The convergence of on-site retail and shopping across the web got a little more converged on Tuesday with the news that Kevel has acquired Nexta.
Terms of the deal were not disclosed. Nexta, a Copenhagen-based startup, brings 30 to 40 new employees to Kevel.
Kevel, the one-time Adzerk ad server, refocused as an on-site retail media vendor in 2020. It was a fortuitous move, as the retail media craze took off and the independent ad server market cratered. Last year, Kevel founder and CEO James Avery testified during the DOJ vs. Google antitrust trial that Adzerk’s business model proved futile allegedly because Google’s advertising demand was exclusive to its ad server.
Getting off-site
But Kevel was missing an important component of the modern retail media stack: off-site platform integrations.
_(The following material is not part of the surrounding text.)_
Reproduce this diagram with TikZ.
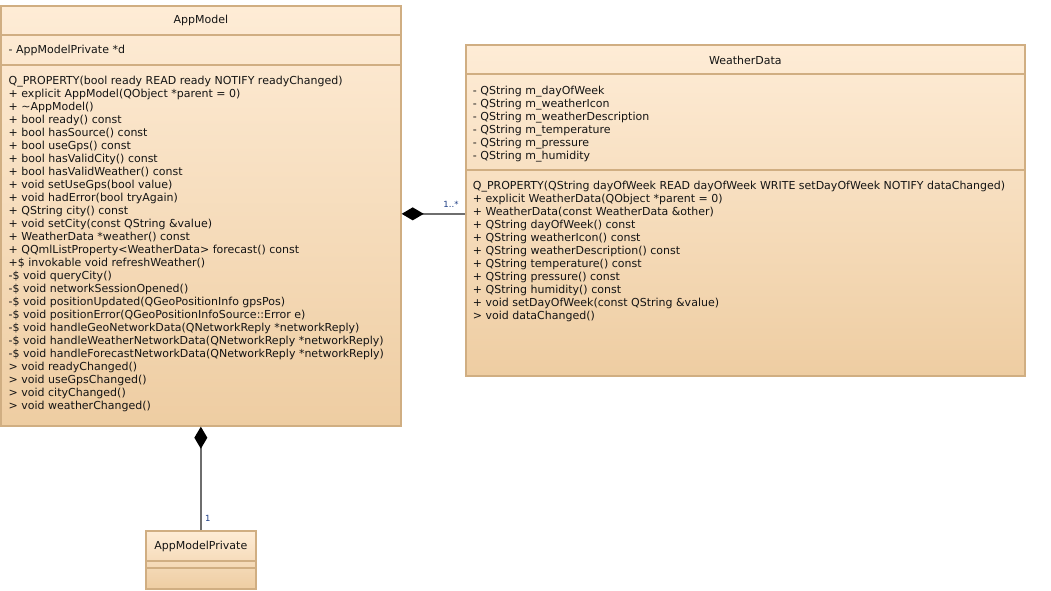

With the integration of Nexta – which should be complete by the middle of this year – Kevel will be able to extend its on-site retail media campaigns to Nexta’s off-site retail platforms, including TikTok and Meta, said Kevel Founder and CEO James Avery.
“It’s about giving the retailer that single interface, like a Walmart or an Amazon, where you can come in and buy across the web and YouTube, TikTok, Facebook and all these different places that Nexta connects with,” he said.
Ad tech chops
Both companies have expertise with open web ad tech. Kevel’s background is as a display ad server, and Nexta’s founder started the company seven years ago after working at Adform as VP of publisher platforms.
That programmatic experience will come in handy as retail media develops standards and extends beyond basic on-site sponsored product ads. Kevel keeps its finger on the pulse of programmatic retail as a participant in the W3C as it works on probabilistic attribution standards, Avery said. Kevel is also involved with the IAB Tech Lab’s retail media standards development efforts.
One of the reasons retail media has grown so quickly, according to Avery, is that probabilistic attribution is becoming the norm across the web as consistent third-party cookies and other advertising or device IDs become scarce.
But retailers still possess great troves of first-party data on their shoppers and site visitors.
It was Kevel and Nexta’s knowledge of how ad tech works that inspired both companies to leave the open web.
Retailers and ecommerce marketplace operators might use a DSP like The Trade Desk for on-site activations and to extend to the open web, Avery said. But TTD is a log file specialist. It doesn’t extend to the walled garden platforms like Meta, Amazon and TikTok.
But for retailers, especially in smaller markets, the more compelling off-site opportunity is “to access the walled gardens, where there’s way better matching than the open web,” he said.
It’s far more valuable for a retailer to match its customer list to a platform, with better and more consistent match rates, Avery said, than to scour the open web and hope that identity graphs can potentially cobble together deterministic matches.
The probabilistic matching products on the open and those that are being developed in venues like the W3C and IAB Tech Lab are promising, Avery said.
“But nothing beats when you send somebody to a website and [see] them clicking through and buying the product or making the purchase in person,” he said.